Twenty-Stage Toroidal XRAM Generator Switched by Countercurrent Thyristors

Abstract

As inductive energy-storage technology presents-at the same power-output capability-energy densities that are one order of magnitude higher than those of capacitive storage, its use is very interesting for pulsed-power applications. An additional advantage is the capability of inductors to generate any voltage required for discharge. In other words, if a high-voltage discharge is necessary, the inductors can still be charged at a low voltage-in contrast to capacitors. An XRAM generator is an inductive energy-storage device capable of multiplying the charging current by its number of stages. The obstacle to be overcome when operating XRAM generators is the need for opening switches capable of interrupting the charging current. Here, an improved version of a countercurrent-commutation circuit developed at and patented for the ISL allows charging currents of at least 28 kA per XRAM stage to be switched off safely.
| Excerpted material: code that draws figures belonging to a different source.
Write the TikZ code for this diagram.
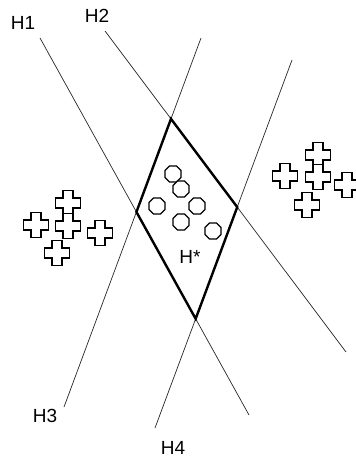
\documentclass[tikz,border=0pt]{standalone}
\usepackage{fontspec}
\setmainfont{Liberation Sans}
\usetikzlibrary{shapes.geometric}

\tikzset{
  hyper/.style={line width=0.7pt, black!85},
  region/.style={line width=2.4pt, line join=miter},
  octa/.style={draw, regular polygon, regular polygon sides=8, minimum size=17.5pt, inner sep=0pt, line width=1.3pt, fill=white},
  lbl/.style={font=\fontsize{19}{21}\selectfont, inner sep=0pt},
  posmark/.pic={
    \draw[line width=1.5pt, fill=white]
      (-4.8,-12.3) -- (4.8,-12.3) -- (4.8,-4.8) -- (12.3,-4.8) -- (12.3,4.8) -- (4.8,4.8)
      -- (4.8,12.3) -- (-4.8,12.3) -- (-4.8,4.8) -- (-12.3,4.8) -- (-12.3,-4.8) -- (-4.8,-4.8) -- cycle;
  }
}

\begin{document}
\begin{tikzpicture}[x=1pt, y=-1pt]
\clip (0,0) rectangle (356,458);
\useasboundingbox (0,0) rectangle (356,458);

% ends of the four lines
\coordinate (h1a) at (40,38);   \coordinate (h1b) at (249,415);
\coordinate (h2a) at (105,31);  \coordinate (h2b) at (346,352);
\coordinate (h3a) at (201,38);  \coordinate (h3b) at (64,407);
\coordinate (h4a) at (292,60);  \coordinate (h4b) at (155,428);

\draw[hyper] (h1a) -- (h1b);
\draw[hyper] (h2a) -- (h2b);
\draw[hyper] (h3a) -- (h3b);
\draw[hyper] (h4a) -- (h4b);

% corners of the region
\coordinate (top) at (intersection of h2a--h2b and h3a--h3b);
\coordinate (rgt) at (intersection of h2a--h2b and h4a--h4b);
\coordinate (bot) at (intersection of h1a--h1b and h4a--h4b);
\coordinate (lft) at (intersection of h1a--h1b and h3a--h3b);

\draw[region] (top) -- (rgt) -- (bot) -- (lft) -- cycle;

\node[lbl] (l1) at (23,23) {H1};
\node[lbl] (l2) at (97,16) {H2};
\node[lbl] (l3) at (45,416) {H3};
\node[lbl] (l4) at (173,448) {H4};
\node[lbl] (ls) at (190,257) {H*};

% samples inside
\node[octa] (o1) at (173,174) {};
\node[octa] (o2) at (181,189) {};
\node[octa] (o3) at (157,206) {};
\node[octa] (o4) at (197,206) {};
\node[octa] (o5) at (181,222) {};
\node[octa] (o6) at (213,231) {};

% samples outside
\pic at (68,203) {posmark};
\pic at (36,225) {posmark};
\pic at (68,226) {posmark};
\pic at (100,233) {posmark};
\pic at (57,253) {posmark};

\pic at (318,155) {posmark};
\pic at (285,176) {posmark};
\pic at (318,177) {posmark};
\pic at (347,185) {posmark};
\pic at (307,205) {posmark};
\end{tikzpicture}
\end{document}
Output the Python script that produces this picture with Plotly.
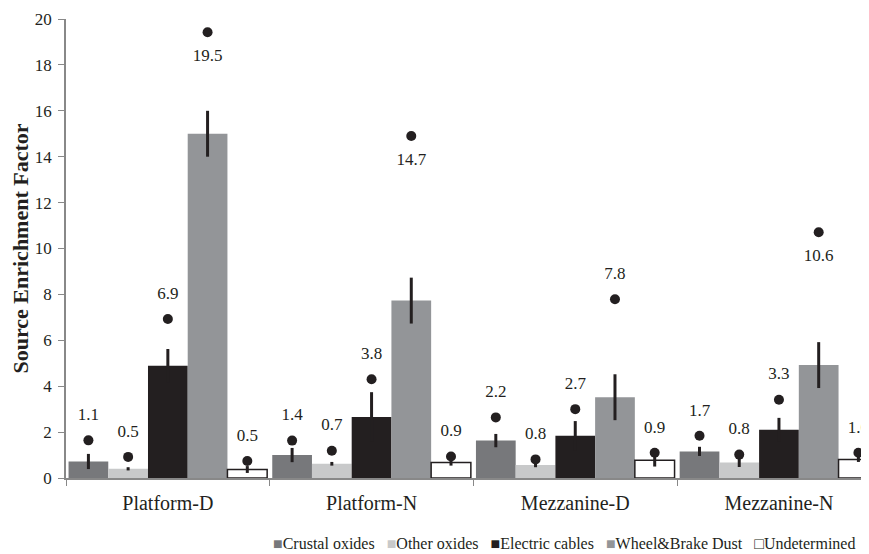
import plotly.graph_objects as go

categories = ["Platform-D", "Platform-N", "Mezzanine-D", "Mezzanine-N"]
series_names = ["Crustal oxides", "Other oxides", "Electric cables", "Wheel&Brake Dust", "Undetermined"]

crustal_mean = [0.72, 1.00, 1.63, 1.16]
crustal_err = [0.33, 0.31, 0.29, 0.20]
crustal_dot = [1.64, 1.63, 2.64, 1.84]
crustal_label = ["1.1", "1.4", "2.2", "1.7"]

other_mean = [0.40, 0.62, 0.57, 0.68]
other_err = [0.07, 0.08, 0.10, 0.20]
other_dot = [0.92, 1.19, 0.81, 1.02]
other_label = ["0.5", "0.7", "0.8", "0.8"]

electric_mean = [4.89, 2.66, 1.84, 2.10]
electric_err = [0.73, 1.08, 0.64, 0.52]
electric_dot = [6.93, 4.30, 3.00, 3.41]
electric_label = ["6.9", "3.8", "2.7", "3.3"]

wheel_mean = [15.0, 7.73, 3.52, 4.92]
wheel_err = [1.0, 1.0, 1.0, 1.0]
wheel_dot = [19.42, 14.90, 7.79, 10.71]
wheel_label = ["19.5", "14.7", "7.8", "10.6"]

undet_mean = [0.37, 0.68, 0.77, 0.81]
undet_err = [0.15, 0.14, 0.27, 0.11]
undet_dot = [0.74, 0.94, 1.10, 1.10]
undet_label = ["0.5", "0.9", "0.9", "1.0"]

y_ticks = [0, 2, 4, 6, 8, 10, 12, 14, 16, 18, 20]

means = [crustal_mean, other_mean, electric_mean, wheel_mean, undet_mean]
errs = [crustal_err, other_err, electric_err, wheel_err, undet_err]
dots = [crustal_dot, other_dot, electric_dot, wheel_dot, undet_dot]
labels = [crustal_label, other_label, electric_label, wheel_label, undet_label]

colors = ["#77787b", "#c8c9ca", "#231f20", "#939598", "#ffffff"]
line_colors = ["#77787b", "#c8c9ca", "#231f20", "#939598", "#231f20"]
line_widths = [0, 0, 0, 0, 1.5]
legend_glyph = ["■", "■", "■", "■", "□"]
legend_glyph_color = ["#77787b", "#c8c9ca", "#231f20", "#939598", "#231f20"]
text_pos = [["top center"] * 4, ["top center"] * 4, ["top center"] * 4,
            ["bottom center", "bottom center", "top center", "bottom center"],
            ["top center"] * 4]

FONT = "Liberation Serif, Times New Roman, serif"
INK = "#231f20"

fig = go.Figure()
for i, name in enumerate(series_names):
    fig.add_trace(go.Bar(
        x=categories, y=means[i], name=name, offsetgroup=f"g{i}",
        marker=dict(color=colors[i], line=dict(color=line_colors[i], width=line_widths[i])),
        error_y=dict(type="data", array=errs[i], color=INK, thickness=3, width=0),
        showlegend=False,
    ))
for i, name in enumerate(series_names):
    fig.add_trace(go.Scatter(
        x=categories, y=dots[i], mode="markers", offsetgroup=f"g{i}",
        marker=dict(color=INK, size=10), showlegend=False, hoverinfo="skip",
    ))
    fig.add_trace(go.Scatter(
        x=categories, y=dots[i], mode="markers+text", offsetgroup=f"g{i}",
        marker=dict(color="rgba(0,0,0,0)", size=24),
        text=labels[i], textposition=text_pos[i],
        textfont=dict(family=FONT, size=17, color=INK),
        showlegend=False, hoverinfo="skip", cliponaxis=False,
    ))

legend_parts = []
for i, name in enumerate(series_names):
    legend_parts.append(
        f"<span style='color:{legend_glyph_color[i]}'>{legend_glyph[i]}</span>"
        + name.replace("&", "&amp;")
    )
legend_text = "&nbsp;&nbsp;&nbsp;".join(legend_parts)

# the page body adds an 8px offset, so the figure is 8px smaller than the window
fig.update_layout(
    width=861, height=546,
    margin=dict(l=58, r=0, t=11, b=76),
    paper_bgcolor="white", plot_bgcolor="white",
    barmode="group", bargap=0.025, bargroupgap=0,
    scattermode="group", scattergap=0.025,
    font=dict(family=FONT, size=17, color=INK),
    showlegend=False,
    annotations=[dict(
        text=legend_text, xref="paper", yref="paper", x=0.62, y=-0.142,
        xanchor="center", yanchor="middle", showarrow=False,
        font=dict(family=FONT, size=16, color=INK),
    )],
)
fig.update_xaxes(
    type="category", range=[-0.5, 3.442], showline=True, linecolor="#888888", linewidth=1.5,
    ticks="outside", tickson="boundaries", ticklen=6, tickcolor="#888888",
    tickfont=dict(family=FONT, size=20, color=INK), showgrid=False, ticklabelstandoff=6,
)
fig.update_yaxes(
    range=[0, 20], tickvals=y_ticks, showline=True, linecolor="#888888", linewidth=1.5,
    ticks="outside", ticklen=6, tickcolor="#888888", showgrid=False, zeroline=False,
    tickfont=dict(family=FONT, size=17, color=INK), ticklabelstandoff=3,
    title=dict(text="<b>Source Enrichment Factor</b>", font=dict(family=FONT, size=22, color=INK), standoff=4),
)

fig.write_html("out.html")
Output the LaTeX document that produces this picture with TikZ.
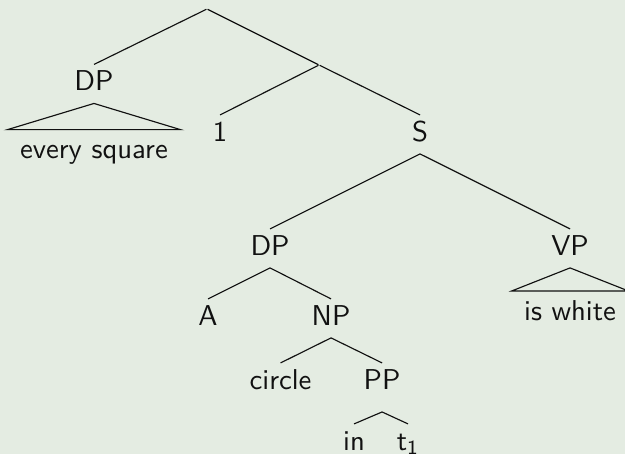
\documentclass[tikz,border=0pt]{standalone}
\usepackage{tikz}
\usepackage{xcolor}
\usetikzlibrary{positioning}
\definecolor{PaleSage}{HTML}{E4ECE2}
\definecolor{InkBlack}{HTML}{111111}
\tikzset{
  knot/.style={inner sep=0pt, minimum size=0pt},
  cat/.style={font=\sffamily, text=InkBlack, text height=1.5ex, text depth=.4ex, inner sep=2.5pt},
  roofleaf/.style={font=\sffamily, text=InkBlack, text height=1.5ex, text depth=.4ex, inner xsep=4.2pt, inner ysep=3.5pt},
  branch/.style={draw=InkBlack, line width=0.4pt}
}

\begin{document}
\begin{tikzpicture}[on grid]
\path[use as bounding box, fill=PaleSage] (-2.535,0.110) rectangle (5.119,-5.449);

\node[knot] (root) at (0,0) {};
\node[cat, below=0.918cm of root, xshift=-1.384cm] (dpa) {DP};
\node[knot, below=0.686cm of root, xshift=1.372cm] (mid) {};
\node[roofleaf, below=0.833cm of dpa] (every) {every square};
\node[cat, below=0.85cm of mid, xshift=-1.212cm] (one) {1};
\node[cat, below=0.85cm of mid, xshift=1.237cm] (s) {S};
\node[cat, below=1.396cm of s, xshift=-1.837cm] (dpb) {DP};
\node[cat, below=1.396cm of s, xshift=1.837cm] (vp) {VP};
\node[roofleaf, below=0.796cm of vp] (white) {is white};
\node[cat, below=0.857cm of dpb, xshift=-0.759cm] (a) {A};
\node[cat, below=0.857cm of dpb, xshift=0.747cm] (np) {NP};
\node[cat, below=0.784cm of np, xshift=-0.618cm] (circle) {circle};
\node[cat, below=0.784cm of np, xshift=0.625cm] (pp) {PP};
\node[cat, below=0.747cm of pp, xshift=-0.343cm] (in) {in};
\node[cat, below=0.747cm of pp, xshift=0.318cm] (t) {t\textsubscript{1}};

\draw[branch] (dpa.north) -- (root) -- (mid);
\draw[branch] (one.north) -- (mid) -- (s.north);
\draw[branch] (dpa.south) -- (every.north west) -- (every.north east) -- cycle;
\draw[branch] (dpb.north) -- (s.south) -- (vp.north);
\draw[branch] (vp.south) -- (white.north west) -- (white.north east) -- cycle;
\draw[branch] (a.north) -- (dpb.south) -- (np.north);
\draw[branch] (circle.north) -- (np.south) -- (pp.north);
\draw[branch] (in.north) -- ([yshift=-3.5pt]pp.south) -- (t.north);
\end{tikzpicture}
\end{document}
A 20-stage XRAM generator could thus deliver 20 × 28 kA = 560 kA to a low-impedance load, e.g., a railgun. We report on the design and first tests of a 20-stage countercurrent switched toroidal XRAM generator demonstrator model, designed for charging currents of up to 3 kA, i.e., 60 kA in the load. The compact demonstrator has a circular ground plate with a diameter of 100 cm, and the height of the installation is 25 cm. The toroidal-coil arrangement provides a very good containment of the magnetic field and, consequently, a high efficiency.